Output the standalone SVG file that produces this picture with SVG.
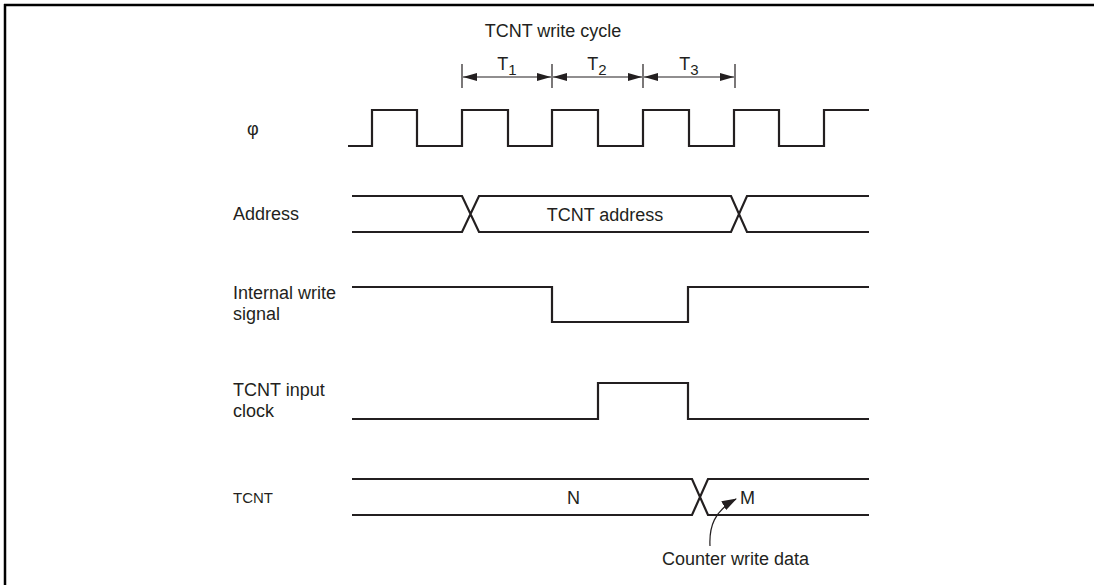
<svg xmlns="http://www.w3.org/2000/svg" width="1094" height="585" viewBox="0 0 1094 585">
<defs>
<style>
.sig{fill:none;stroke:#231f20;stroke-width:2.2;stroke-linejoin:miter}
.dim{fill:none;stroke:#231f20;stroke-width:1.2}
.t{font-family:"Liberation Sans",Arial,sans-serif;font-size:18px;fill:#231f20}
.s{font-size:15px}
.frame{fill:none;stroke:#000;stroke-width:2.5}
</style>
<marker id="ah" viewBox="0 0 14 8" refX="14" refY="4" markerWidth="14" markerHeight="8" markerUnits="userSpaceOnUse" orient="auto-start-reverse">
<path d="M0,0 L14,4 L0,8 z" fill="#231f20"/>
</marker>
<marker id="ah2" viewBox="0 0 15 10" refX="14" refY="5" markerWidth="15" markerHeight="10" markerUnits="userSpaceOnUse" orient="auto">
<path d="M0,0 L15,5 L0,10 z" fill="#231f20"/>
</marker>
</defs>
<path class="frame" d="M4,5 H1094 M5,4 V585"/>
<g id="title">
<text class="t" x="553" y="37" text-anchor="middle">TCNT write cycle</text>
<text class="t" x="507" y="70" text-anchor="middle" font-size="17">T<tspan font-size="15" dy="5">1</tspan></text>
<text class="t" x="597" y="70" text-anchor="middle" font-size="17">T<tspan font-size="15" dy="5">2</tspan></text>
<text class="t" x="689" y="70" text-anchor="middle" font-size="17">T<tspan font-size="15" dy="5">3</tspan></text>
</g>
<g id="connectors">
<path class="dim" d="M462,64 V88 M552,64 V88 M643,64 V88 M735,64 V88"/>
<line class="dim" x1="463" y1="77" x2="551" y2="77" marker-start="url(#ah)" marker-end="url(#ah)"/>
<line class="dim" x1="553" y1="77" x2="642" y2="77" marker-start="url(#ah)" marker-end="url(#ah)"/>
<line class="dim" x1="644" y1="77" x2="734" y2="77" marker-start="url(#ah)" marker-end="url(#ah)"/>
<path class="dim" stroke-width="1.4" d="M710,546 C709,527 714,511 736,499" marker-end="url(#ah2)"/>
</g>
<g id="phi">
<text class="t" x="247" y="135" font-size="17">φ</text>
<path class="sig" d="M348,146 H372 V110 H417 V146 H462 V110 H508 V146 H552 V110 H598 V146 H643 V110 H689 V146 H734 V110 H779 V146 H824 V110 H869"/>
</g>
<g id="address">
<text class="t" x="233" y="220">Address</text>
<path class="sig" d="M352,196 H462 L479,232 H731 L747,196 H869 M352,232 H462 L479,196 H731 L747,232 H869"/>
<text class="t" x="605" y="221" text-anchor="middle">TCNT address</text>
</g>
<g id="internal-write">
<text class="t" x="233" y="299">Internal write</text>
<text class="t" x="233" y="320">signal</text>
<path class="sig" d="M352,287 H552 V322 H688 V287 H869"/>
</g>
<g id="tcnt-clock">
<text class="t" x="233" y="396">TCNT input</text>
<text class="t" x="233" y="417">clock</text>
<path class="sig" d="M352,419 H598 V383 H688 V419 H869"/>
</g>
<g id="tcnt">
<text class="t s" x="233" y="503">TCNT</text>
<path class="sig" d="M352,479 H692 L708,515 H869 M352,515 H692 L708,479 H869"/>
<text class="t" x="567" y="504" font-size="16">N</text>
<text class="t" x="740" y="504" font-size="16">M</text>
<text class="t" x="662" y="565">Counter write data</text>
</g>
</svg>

● **EXERCISE**: In this exercise, set down all of the data exactly, without the pictures.

● **EXERCISE OUTPUT**:
Output the standalone SVG file that produces this picture with SVG.
<svg xmlns="http://www.w3.org/2000/svg" width="1094" height="585" viewBox="0 0 1094 585">
<defs>
<style>
.sig{fill:none;stroke:#231f20;stroke-width:2.2;stroke-linejoin:miter}
.dim{fill:none;stroke:#231f20;stroke-width:1.2}
.t{font-family:"Liberation Sans",Arial,sans-serif;font-size:18px;fill:#231f20}
.s{font-size:15px}
.frame{fill:none;stroke:#000;stroke-width:2.5}
</style>
<marker id="ah" viewBox="0 0 14 8" refX="14" refY="4" markerWidth="14" markerHeight="8" markerUnits="userSpaceOnUse" orient="auto-start-reverse">
<path d="M0,0 L14,4 L0,8 z" fill="#231f20"/>
</marker>
<marker id="ah2" viewBox="0 0 15 10" refX="14" refY="5" markerWidth="15" markerHeight="10" markerUnits="userSpaceOnUse" orient="auto">
<path d="M0,0 L15,5 L0,10 z" fill="#231f20"/>
</marker>
</defs>
<path class="frame" d="M4,5 H1094 M5,4 V585"/>
<g id="title">
<text class="t" x="553" y="37" text-anchor="middle">TCNT write cycle</text>
<text class="t" x="507" y="70" text-anchor="middle" font-size="17">T<tspan font-size="15" dy="5">1</tspan></text>
<text class="t" x="597" y="70" text-anchor="middle" font-size="17">T<tspan font-size="15" dy="5">2</tspan></text>
<text class="t" x="689" y="70" text-anchor="middle" font-size="17">T<tspan font-size="15" dy="5">3</tspan></text>
</g>
<g id="connectors">
<path class="dim" d="M462,64 V88 M552,64 V88 M643,64 V88 M735,64 V88"/>
<line class="dim" x1="463" y1="77" x2="551" y2="77" marker-start="url(#ah)" marker-end="url(#ah)"/>
<line class="dim" x1="553" y1="77" x2="642" y2="77" marker-start="url(#ah)" marker-end="url(#ah)"/>
<line class="dim" x1="644" y1="77" x2="734" y2="77" marker-start="url(#ah)" marker-end="url(#ah)"/>
<path class="dim" stroke-width="1.4" d="M710,546 C709,527 714,511 736,499" marker-end="url(#ah2)"/>
</g>
<g id="phi">
<text class="t" x="247" y="135" font-size="17">φ</text>
<path class="sig" d="M348,146 H372 V110 H417 V146 H462 V110 H508 V146 H552 V110 H598 V146 H643 V110 H689 V146 H734 V110 H779 V146 H824 V110 H869"/>
</g>
<g id="address">
<text class="t" x="233" y="220">Address</text>
<path class="sig" d="M352,196 H462 L479,232 H731 L747,196 H869 M352,232 H462 L479,196 H731 L747,232 H869"/>
<text class="t" x="605" y="221" text-anchor="middle">TCNT address</text>
</g>
<g id="internal-write">
<text class="t" x="233" y="299">Internal write</text>
<text class="t" x="233" y="320">signal</text>
<path class="sig" d="M352,287 H552 V322 H688 V287 H869"/>
</g>
<g id="tcnt-clock">
<text class="t" x="233" y="396">TCNT input</text>
<text class="t" x="233" y="417">clock</text>
<path class="sig" d="M352,419 H598 V383 H688 V419 H869"/>
</g>
<g id="tcnt">
<text class="t s" x="233" y="503">TCNT</text>
<path class="sig" d="M352,479 H692 L708,515 H869 M352,515 H692 L708,479 H869"/>
<text class="t" x="567" y="504" font-size="16">N</text>
<text class="t" x="740" y="504" font-size="16">M</text>
<text class="t" x="662" y="565">Counter write data</text>
</g>
</svg>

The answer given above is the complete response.